A frontend is just an SDK that consumes the canonical analysis JSON the codeanalyzer backends emit and exposes an ergonomic analysis API over it. The Python SDK is the reference implementation. Because the backends do all the language analysis, a second frontend inherits every backend for free: a Rust SDK would analyze Java, Python, and (once it lands) Go on day one.

Rust is a natural fit: strong types for the schema, serde for fast zero-copy-ish deserialization, and petgraph for call-graph queries that map cleanly onto the SDK’s networkx graphs.

flowchart LR
    CA["codeanalyzer-* backends"] -->|canonical JSON| RS["Rust SDK (cldk-rs)"]
    RS --> M["serde models"]
    RS --> F["Analysis facade"]
    RS --> G["petgraph call graph"]

Mirror the Python SDK’s structure, crate-by-module. None of this is built yet: treat each step as a tracking item.
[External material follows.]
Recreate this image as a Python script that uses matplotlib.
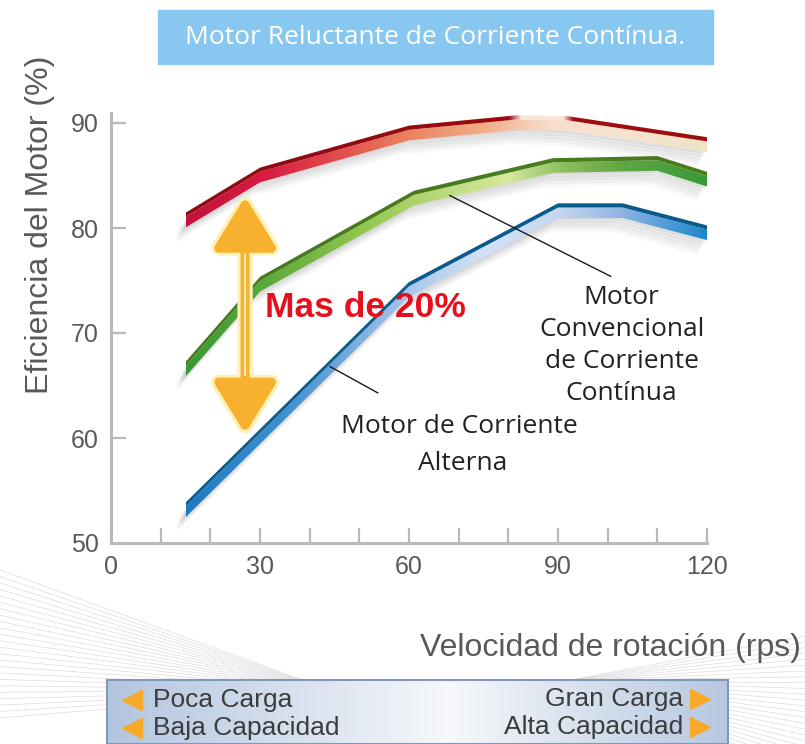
import numpy as np
import matplotlib.pyplot as plt
from matplotlib.colors import LinearSegmentedColormap
from matplotlib.patches import Rectangle

# efficiency curves (x = rps, y = %)
speed_red = [15, 30, 60, 82, 92, 120]
eff_red = [81.0, 85.3, 89.3, 90.3, 90.2, 88.2]
speed_green = [15, 30, 61, 89, 110, 120]
eff_green = [66.8, 74.9, 83.1, 86.2, 86.4, 84.9]
speed_blue = [15, 60, 90, 103, 120]
eff_blue = [53.4, 74.4, 81.9, 81.9, 79.8]

x_ticks = [0, 30, 60, 90, 120]
x_minor = [10, 20, 40, 50, 70, 80, 100, 110]
y_ticks = [50, 60, 70, 80, 90]

TITLE = "Motor Reluctante de Corriente Contínua."
GRAY = "#595959"
AXCOL = "#b9b9b9"

W, H = 805, 744


def fx(px):
    return px / W


def fy(py):
    return 1 - py / H


def grad_cmap(xs, stops):
    x0, x1 = xs[0], xs[-1]
    return LinearSegmentedColormap.from_list(
        "g", [((x - x0) / (x1 - x0), c) for x, c in stops])


def ribbon(ax, xs, ys, face_stops, edge_stops, z):
    xs = np.array(xs, dtype=float)
    ys = np.array(ys, dtype=float)
    # soft drop shadow
    for k, a in enumerate([0.07, 0.06, 0.05, 0.04, 0.03]):
        ax.fill_between(xs - 0.5 - 0.35 * k, ys - 1.1 - 0.3 * k, ys - 0.3 - 0.3 * k,
                        color="#303030", alpha=a, lw=0, zorder=z)
    g = np.linspace(0, 1, 256).reshape(1, -1)
    ext = [xs[0], xs[-1], ys.min() - 3, ys.max() + 2]
    # front face
    face = ax.fill_between(xs, ys - 0.95, ys + 0.05, color="none", lw=0, zorder=z + 1)
    im = ax.imshow(g, cmap=grad_cmap(xs, face_stops), extent=ext, aspect="auto",
                   interpolation="bilinear", zorder=z + 1)
    im.set_clip_path(face.get_paths()[0], transform=ax.transData)
    # top edge
    edge = ax.fill_between(xs, ys + 0.05, ys + 0.45, color="none", lw=0, zorder=z + 2)
    im2 = ax.imshow(g, cmap=grad_cmap(xs, edge_stops), extent=ext, aspect="auto",
                    interpolation="bilinear", zorder=z + 2)
    im2.set_clip_path(edge.get_paths()[0], transform=ax.transData)


fig = plt.figure(figsize=(W / 100, H / 100), dpi=100)
fig.patch.set_facecolor("white")

# decorative swoosh lines in the background (pixel coordinates)
bg = fig.add_axes([0, 0, 1, 1], zorder=-5)
bg.set_xlim(0, W)
bg.set_ylim(H, 0)
bg.axis("off")
for y0 in np.linspace(570, 718, 24):
    bg.plot([0, 330], [y0, 690], color="#dcdcdc", lw=0.5)
for y1 in np.linspace(636, 770, 24):
    bg.plot([565, W], [681, y1], color="#dcdcdc", lw=0.5)

ax = fig.add_axes([fx(111), fy(543), fx(707) - fx(111), fy(112.5) - fy(543)])
ax.set_facecolor("none")

ribbon(ax, speed_blue, eff_blue,
       [(15, "#1d7cbf"), (35, "#3f8fd0"), (60, "#a9c6ec"), (75, "#d3e2f6"),
        (90, "#c4d6f1"), (102, "#93b6e3"), (110, "#5da3dc"), (120, "#1b86c6")],
       [(15, "#0c5e8e"), (120, "#0a5a8a")], 3)
ribbon(ax, speed_green, eff_green,
       [(15, "#389a34"), (30, "#58a83a"), (50, "#93c54c"), (70, "#c2de86"),
        (80, "#d6e89c"), (90, "#90c262"), (102, "#62a744"), (120, "#379a36")],
       [(15, "#467a1c"), (120, "#4a7d1e")], 6)
ribbon(ax, speed_red, eff_red,
       [(15, "#c3123c"), (30, "#d71a40"), (45, "#e24a4c"), (60, "#eb8460"),
        (75, "#f2ad88"), (88, "#f9dcc8"), (100, "#f7e3d2"), (120, "#efe2c6")],
       [(15, "#8f0a14"), (80, "#9a0c0c"), (82.5, "#f6e6dc"), (91, "#f6e6dc"),
        (93, "#a00e0e"), (120, "#9c1010")], 9)

# double-headed golden arrow
arr_kw = dict(arrowstyle="<|-|>,head_length=1.55,head_width=0.95", mutation_scale=20,
              shrinkA=0, shrinkB=0)
ax.annotate("", xy=(27, 83.6), xytext=(27, 59.8),
            arrowprops=dict(lw=11, color="#fff0b8", **arr_kw), zorder=12)
ax.annotate("", xy=(27, 83.0), xytext=(27, 60.4),
            arrowprops=dict(lw=6.5, color="#f6b12e", **arr_kw), zorder=13)
ax.plot([27, 27], [66, 77.5], color="#fde8a8", lw=1.6, zorder=14, solid_capstyle="round")

ax.text(31.0, 71.5, "Mas de 20%", color="#e60f1c", fontsize=25.5, fontweight="bold",
        family="Liberation Sans", ha="left", va="baseline", zorder=15)

# leader lines and labels
ax.plot([44.1, 53.7], [66.8, 64.3], color="#1a1a1a", lw=1.0, zorder=15)
ax.plot([68.2, 100.6], [83.1, 75.4], color="#1a1a1a", lw=1.0, zorder=15)
lab_kw = dict(family="Open Sans", fontsize=19, color="#222222", ha="center",
              va="baseline", zorder=15)
ax.text(70.2, 60.5, "Motor de Corriente", **lab_kw)
ax.text(70.8, 57.0, "Alterna", **lab_kw)
for txt, yy in [("Motor", 72.8), ("Convencional", 69.75),
                ("de Corriente", 66.7), ("Contínua", 63.65)]:
    ax.text(102.8, yy, txt, **lab_kw)

ax.set_xlim(0, 120)
ax.set_ylim(50, 91)
ax.set_xticks(x_ticks)
ax.set_xticks(x_minor, minor=True)
ax.set_yticks(y_ticks)
for s in ["top", "right"]:
    ax.spines[s].set_visible(False)
for s in ["left", "bottom"]:
    ax.spines[s].set_color(AXCOL)
    ax.spines[s].set_linewidth(2.2)
ax.tick_params(which="both", direction="in", length=11, width=1.6, color=AXCOL,
               labelsize=18, labelcolor=GRAY, pad=9)
for lab in ax.get_xticklabels() + ax.get_yticklabels():
    lab.set_family("Liberation Sans")

fig.text(fx(40), fy(225), "Eficiencia del Motor (%)", rotation=90, ha="center",
         va="center", fontsize=23, color=GRAY, family="Liberation Sans")
fig.text(fx(610), fy(648), "Velocidad de rotación (rps)", ha="center", va="center",
         fontsize=23, color=GRAY, family="Liberation Sans")

# title box
fig.add_artist(Rectangle((fx(158), fy(64)), fx(713) - fx(158), fy(10) - fy(64),
                         transform=fig.transFigure, color="#88c8f0", zorder=0))
fig.text(fx(435.5), fy(38), TITLE, ha="center", va="center", color="white",
         fontsize=19, family="Open Sans")

# bottom load box
bx = fig.add_axes([fx(107), 0, fx(728) - fx(107), fy(680)])
box_cmap = LinearSegmentedColormap.from_list(
    "box", [(0, "#b2c5df"), (0.55, "#f6f8fb"), (1, "#b6c8e0")])
bx.imshow(np.linspace(0, 1, 256).reshape(1, -1), cmap=box_cmap, aspect="auto",
          extent=[107, 728, 746, 680])
bx.set_xlim(107, 728)
bx.set_ylim(746, 680)
bx.set_xticks([])
bx.set_yticks([])
for s in bx.spines.values():
    s.set_color("#8298b8")
    s.set_linewidth(1.5)
box_kw = dict(fontsize=19, color="#3c3c3c", family="Liberation Sans", va="center")
bx.text(153, 701, "Poca Carga", ha="left", **box_kw)
bx.text(153, 729, "Baja Capacidad", ha="left", **box_kw)
bx.text(683, 700, "Gran Carga", ha="right", **box_kw)
bx.text(683, 728, "Alta Capacidad", ha="right", **box_kw)
bx.plot([132, 132], [701, 729], ls="none", marker="<", ms=15, color="#f7a92a")
bx.plot([700, 700], [700, 728], ls="none", marker=">", ms=15, color="#f7a92a")

fig.savefig("out.png", dpi=100)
  1. Model the canonical schema with serde. Translate the backend JSON entities (JApplication/JType/JCallable, PyModule/PyClass/PyCallable, …) into Rust structs with #[derive(Deserialize)]. This is the Rust analogue of cldk/models/*. Start with one language (Java) to prove the round-trip.

  2. Define the analysis facade trait. A LanguageAnalysis trait with the core methods (get_symbol_table, get_classes, get_method, get_call_graph, get_callers, get_callees) so every language implementation shares one surface, exactly as the Python facades do.

  3. Build the call graph with petgraph. Deserialize the backend’s call-graph edges into a petgraph::DiGraph. Reachability becomes petgraph::algo::has_path_connecting: the Rust counterpart of networkx.has_path.

  4. Shell out to the backends. Reuse the exact same CLI contract the Python SDK uses to invoke codeanalyzer-* (input project dir, output JSON, analysis level). See the backend’s CLI interface: the wire format is shared, so this is mostly process management + JSON parsing.

  5. Register languages. A CLDK::new(Language::Java).analysis(project_path) entry point that dispatches to the right implementation, mirroring cldk/core.py.

  6. Validate against the same fixtures. Point it at Apache Commons CLI and assert the same facts the Python test suite asserts: same project, same answers, different language.